Ein Ausschreibungsverfahren für Niederlassungswillige, das Mediziner vorrangig berücksichtigt, die die Praxis als Vertragsärzte fortführen wollen, bildet einen ersten Schritt. Eine Obergrenze für die Zahl der in einem Medizinischen Versorgungszentrum tätigen angestellten Ärzte stellt eine weitere notwendige regulatorische Maßnahme dar. Zudem sollte die Möglichkeit gestrichen werden, dass Vertragsärzte auf ihre Zulassung verzichten können, um sich von einem Medizinischen Versorgungszentrum anstellen zu lassen. Und auch eine sogenannte „Konzeptbewerbung“ sollte aus dem Gesetz gestrichen werden, da sie die Grundsätze eines fairen Auswahlverfahrens verletzt.

Weitere Informationen unter www.radiologie-initiative-bayern.de

Zur Person:

Dr.
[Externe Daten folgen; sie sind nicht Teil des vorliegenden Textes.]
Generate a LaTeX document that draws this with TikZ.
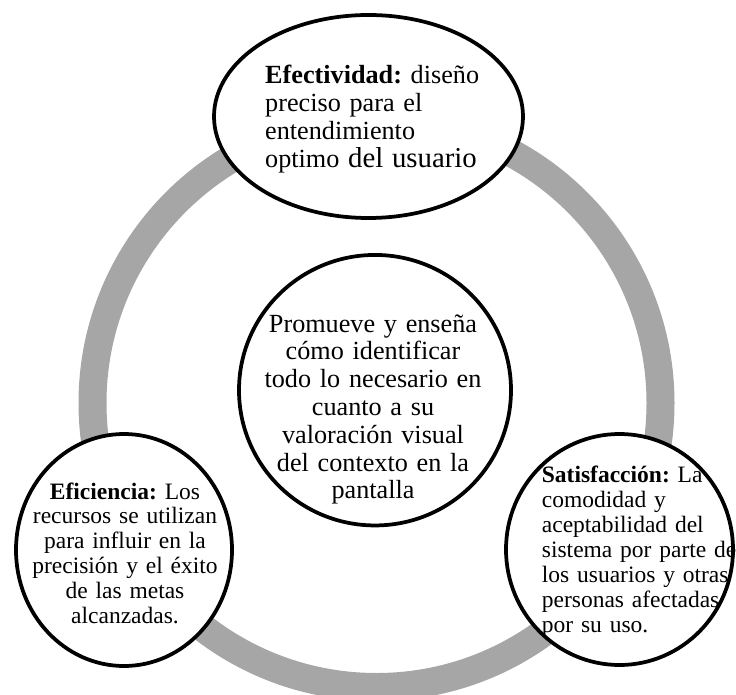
\documentclass[tikz,border=0pt]{standalone}
\usepackage{fontspec}
\setmainfont{Liberation Serif}[WordSpace=0.8]
\usetikzlibrary{shapes.geometric}
\definecolor{ringgray}{RGB}{166,166,166}
\begin{document}
\frenchspacing
\begin{tikzpicture}[x=1pt,y=-1pt,
  bubble/.style={ellipse, draw=black, line width=3.75pt, fill=white, inner sep=0pt},
  bigtxt/.style={inner sep=0pt, font=\frenchspacing\fontsize{26.2}{27.8}\selectfont},
  smalltxt/.style={inner sep=0pt, font=\frenchspacing\fontsize{23.5}{24.8}\selectfont}]
\useasboundingbox (0,0) rectangle (736,695);
\node[circle, draw=ringgray, line width=28pt, minimum size=568pt, inner sep=0pt] (ring) at (376.5,403) {};
\node[bubble, minimum width=309pt, minimum height=203pt] (top) at (368.5,116.5) {};
\node[bubble, minimum width=272pt, minimum height=270.5pt] (mid) at (375,390.2) {};
\node[bubble, minimum width=216pt, minimum height=232pt] (left) at (124,550) {};
\node[bubble, minimum width=227pt, minimum height=231pt] (right) at (619.5,549.5) {};
\node[bigtxt, text width=270pt, align=left, anchor=base west] (toptext) at (265,84)
  {\textbf{Efectividad:} diseño\\ preciso para el\\ entendimiento\\ optimo {\fontsize{28.8}{27.8}\selectfont del usuario}};
\node[bigtxt, text width=260pt, align=center, anchor=base] (midtext) at (373,332)
  {Promueve y enseña\\ cómo identificar\\ todo lo necesario en\\ cuanto a su\\ valoración visual\\ del contexto en la\\ pantalla};
\node[smalltxt, text width=220pt, align=center, anchor=base] (lefttext) at (125,499)
  {\textbf{Eficiencia:} Los\\ recursos se utilizan\\ para influir en la\\ precisión y el éxito\\ de las metas\\ alcanzadas.};
\node[inner sep=0pt, font=\frenchspacing\fontsize{23.5}{25}\selectfont, text width=220pt, align=left, anchor=base west] (righttext) at (541.7,482)
  {\textbf{Satisfacción:} La\\ comodidad y\\ aceptabilidad del\\ sistema por parte de\\ los usuarios y otras\\ personas afectadas\\ por su uso.};
\end{tikzpicture}
\end{document}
Philipp Schlechtweg ist Facharzt für diagnostische Radiologie und stellvertretender Vorsitzender der Radiologie Initiative Bayern, eines Zusammenschlusses von inhabergeführten radiologischen Praxen in ganz Bayern. Gegründet wurde sie 2021, um auf politische Missstände im Gesundheitssystem aufmerksam zu machen. Sie sieht sich als Stimme niedergelassener Nuklearmediziner und Radiologen und setzt sich gegen Praxissterben und für eine bessere Versorgungsqualität ein. Inzwischen gehören der Radiologie Initiative Bayern mehr als 340 Ärzte an 115 Standorten an. Insgesamt gewährleisten sie jährlich die Versorgung von über 1,3 Millionen Patienten in Bayern.

1 Versorgungsanalysen zu MVZ im Bereich der KV Bayerns mit besonderem Augenmerk auf MVZ im Eigentum von Finanzinvestoren: https://www.kvb.de/fileadmin/kvb/dokumente/UeberUns/Gesundheitspolitik/IGES-MVZ-Gutachten- April-2022-Kurzfassung.pdf

Foto: Dr. Philipp Schlechtweg Copyright © Tuan Truong

Ein Gastbeitrag von Dr. Philipp Schlechtweg. Aussagen des Autors und des Interview-Partners geben nicht unbedingt die Meinung der Redaktion und des Verlages wieder.